2022/01/22

青野山と麓の遥拝所

 青野山(あおのやま)は国の天然記念物,名勝に指定されている山です。アダカイト質安山岩の溶岩ドームによる山で,見ると優しい雰囲気をもつ美しいお山です。日本遺産の「津和野百景図」にも何枚も描かれているように,津和野の町にとっては大切なお山です。この活用や整備について,これからしばらくさせてもらうのですが,山には信仰の場として頂上近辺に山王権現様が祭られています。その権現様まで行けない参拝の方向けの信仰の場として,青野山の麓にも遥拝所がかつてあったようです。これから調べていかなければいけない部分ですが,今でも鳥居が残り,そして石積みが残っています。かつては近隣集落によってお祭りも昭和の時代には有ったと聞いていますが,近年は行われていないようです。遥拝所が無くなった経緯は,これから調べていくと明らかになるのかもしれませんが,地元の方に早めに聞かなければわからなくなっていくような気もしています。こういった古くからの行事や風習などは,途切れていくと徐々に風化されていきます。それがいい場合もありますが,ここはそうはいかないかなと考えています。

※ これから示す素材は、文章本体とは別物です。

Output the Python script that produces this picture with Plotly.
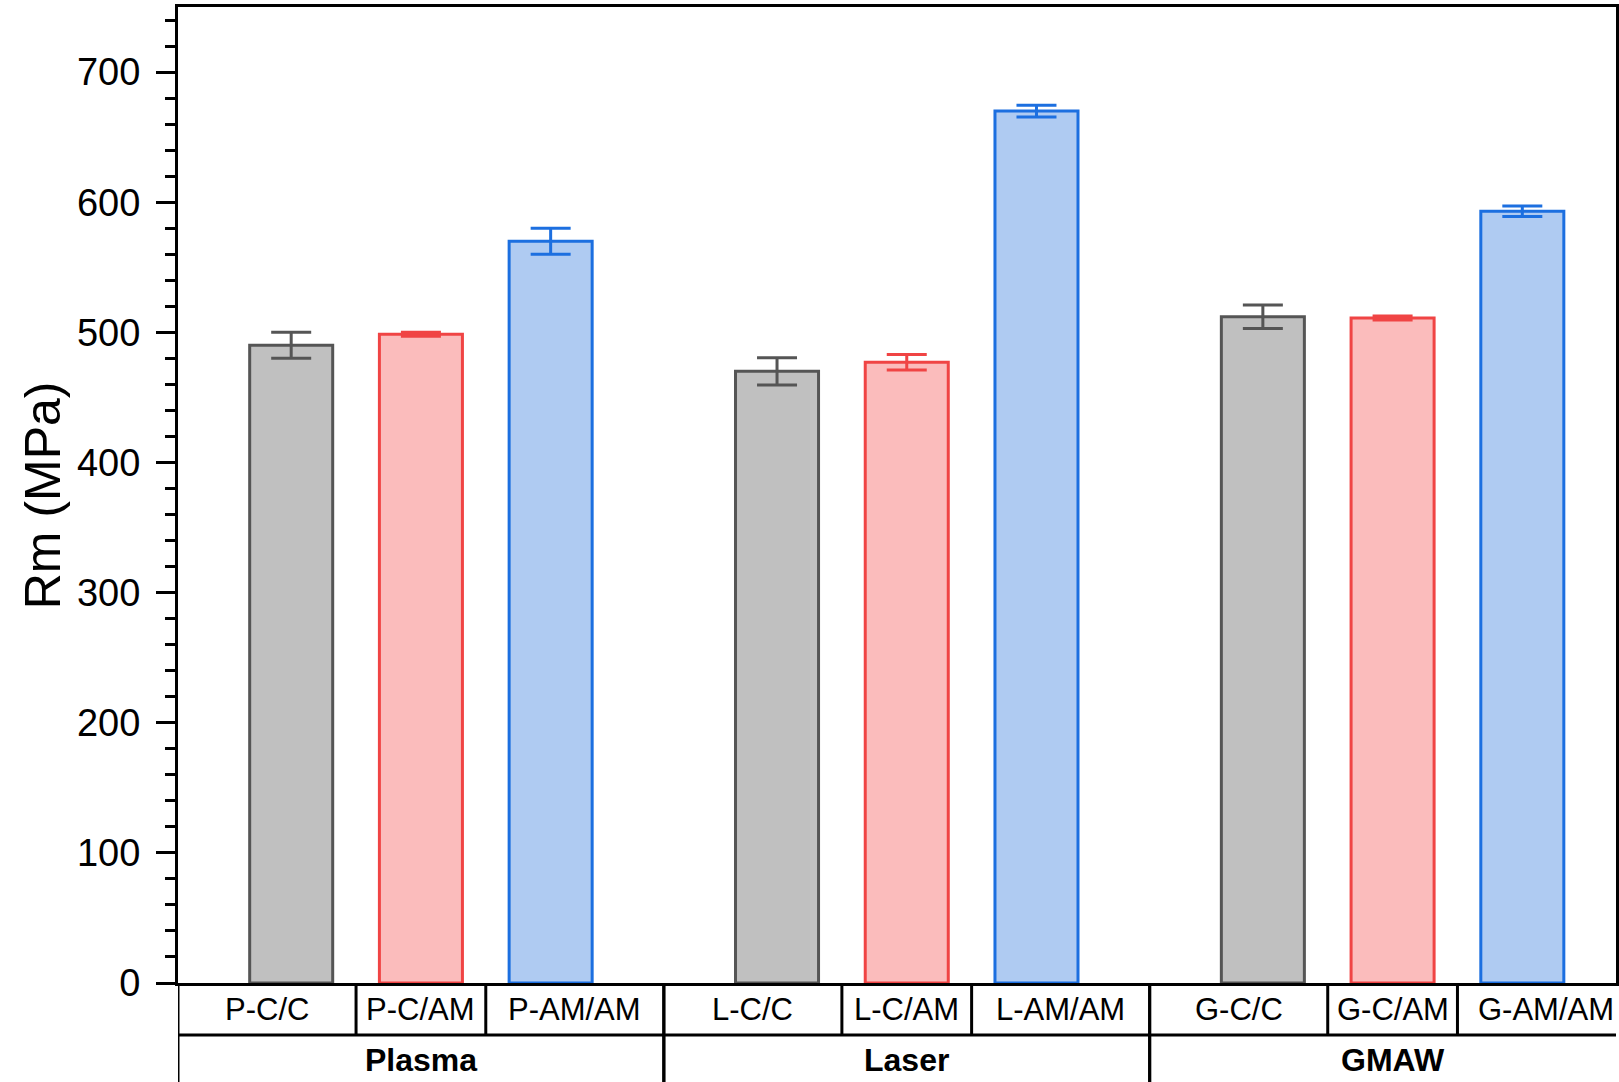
import plotly.graph_objects as go

# ---- data -------------------------------------------------------------
groups = ["Plasma", "Laser", "GMAW"]
joint_types = ["C/C", "C/AM", "AM/AM"]
sample_labels = [
    ["P-C/C", "P-C/AM", "P-AM/AM"],
    ["L-C/C", "L-C/AM", "L-AM/AM"],
    ["G-C/C", "G-C/AM", "G-AM/AM"],
]
# tensile strength Rm (MPa), per process group, per joint type
rm_cc = [490, 470, 512]
rm_cc_err = [10, 10.5, 9]
rm_cam = [498.5, 477, 511]
rm_cam_err = [1.5, 6, 1.5]
rm_amam = [570, 670, 593]
rm_amam_err = [10, 4.5, 4]

series = [
    (rm_cc, rm_cc_err, "#C0C0C0", "#555555"),
    (rm_cam, rm_cam_err, "#FBBCBC", "#F04444"),
    (rm_amam, rm_amam_err, "#AFCBF2", "#1C6FE0"),
]

# ---- geometry of the grouped axis --------------------------------------
GROUP_STEP = 3.745          # distance between first bars of consecutive groups
PAD = (GROUP_STEP - 2) / 2  # space between outer bar and group border
BAR_W = 0.64
X_MIN = -PAD
X_MAX = X_MIN + (1619 - 178) / 130.0

FONT = "Arial, Liberation Sans, sans-serif"

fig = go.Figure()
for j, (vals, errs, fill, edge) in enumerate(series):
    xs = [g * GROUP_STEP + j for g in range(len(groups))]
    fig.add_trace(go.Bar(
        x=xs, y=vals, width=BAR_W, name=joint_types[j],
        marker=dict(color=fill, line=dict(color=edge, width=3)),
        error_y=dict(type="data", array=errs, visible=True,
                     color=edge, thickness=3, width=20),
        showlegend=False,
    ))

# ---- table of sample / group labels under the axis ---------------------
ROW1 = -0.0532   # bottom of the sample-label row (paper units)
ROW2 = -0.115    # bottom of the group row
line = dict(color="black", width=3)
shapes = []
annotations = []
for g, gname in enumerate(groups):
    left = g * GROUP_STEP - PAD
    right = g * GROUP_STEP + 2 + PAD
    shapes.append(dict(type="line", xref="x", yref="paper",
                       x0=left, x1=left, y0=0, y1=ROW2, line=line))
    shapes.append(dict(type="line", xref="x", yref="paper",
                       x0=right, x1=right, y0=0, y1=ROW2, line=line))
    edges = [left, g * GROUP_STEP + 0.5, g * GROUP_STEP + 1.5, right]
    for k in (1, 2):
        shapes.append(dict(type="line", xref="x", yref="paper",
                           x0=edges[k], x1=edges[k], y0=0, y1=ROW1, line=line))
    for k, lab in enumerate(sample_labels[g]):
        annotations.append(dict(
            x=(edges[k] + edges[k + 1]) / 2, y=-0.0274, xref="x", yref="paper",
            text=lab, showarrow=False, xanchor="center", yanchor="middle",
            font=dict(family=FONT, size=31, color="black")))
    annotations.append(dict(
        x=g * GROUP_STEP + 1, y=-0.0788, xref="x", yref="paper",
        text=f"<b>{gname}</b>", showarrow=False, xanchor="center",
        yanchor="middle", font=dict(family=FONT, size=32, color="black")))

shapes.append(dict(type="line", xref="x", yref="paper",
                   x0=X_MIN, x1=X_MAX + 1, y0=ROW1, y1=ROW1, line=line))

annotations.append(dict(
    x=-0.0937, y=0.5, xref="paper", yref="paper", text="Rm (MPa)",
    textangle=-90, showarrow=False, xanchor="center", yanchor="middle",
    font=dict(family=FONT, size=50, color="black")))

fig.update_layout(
    width=1619, height=1082,
    margin=dict(l=178, r=0, t=7, b=99),
    paper_bgcolor="white", plot_bgcolor="white",
    barmode="overlay",
    shapes=shapes, annotations=annotations,
    font=dict(family=FONT, color="black"),
    xaxis=dict(range=[X_MIN, X_MAX], showline=True, linecolor="black",
               linewidth=3, mirror=True, ticks="", showticklabels=False,
               showgrid=False, zeroline=False),
    yaxis=dict(range=[0, 750], showline=True, linecolor="black", linewidth=3,
               mirror=True, ticks="outside", ticklen=19, tickwidth=3,
               tickcolor="black", dtick=100, tick0=0,
               tickfont=dict(family=FONT, size=38, color="black"),
               ticklabelstandoff=8,
               minor=dict(dtick=20, ticks="outside", ticklen=10,
                          tickwidth=3, tickcolor="black"),
               showgrid=False, zeroline=False),
)

fig.write_html("out.html")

 かつては,しっかりしつらえた石積みも風化してきています。崩れている箇所も確認できていることから,どこまで整備を考えていくのか悩ましい所です。そして,何よりも杉の木々が大系木化し,石積みした石材への圧迫もどうやらみられるようです。ここは登山道でもあるので,安全性も踏まえると,これらの木のことも考えなければなりません。石積みを直すのも必要な場合がありますが,直さないのも一つの選択です。これは,「朽ちていくのも一つの景観」であるからです。ただそこには,安全性も考慮しなければなりません。史跡や名称といった文化財の活用を考える上では多くの問題も山積しています。個々の整備が良い整備につなげればと思っています。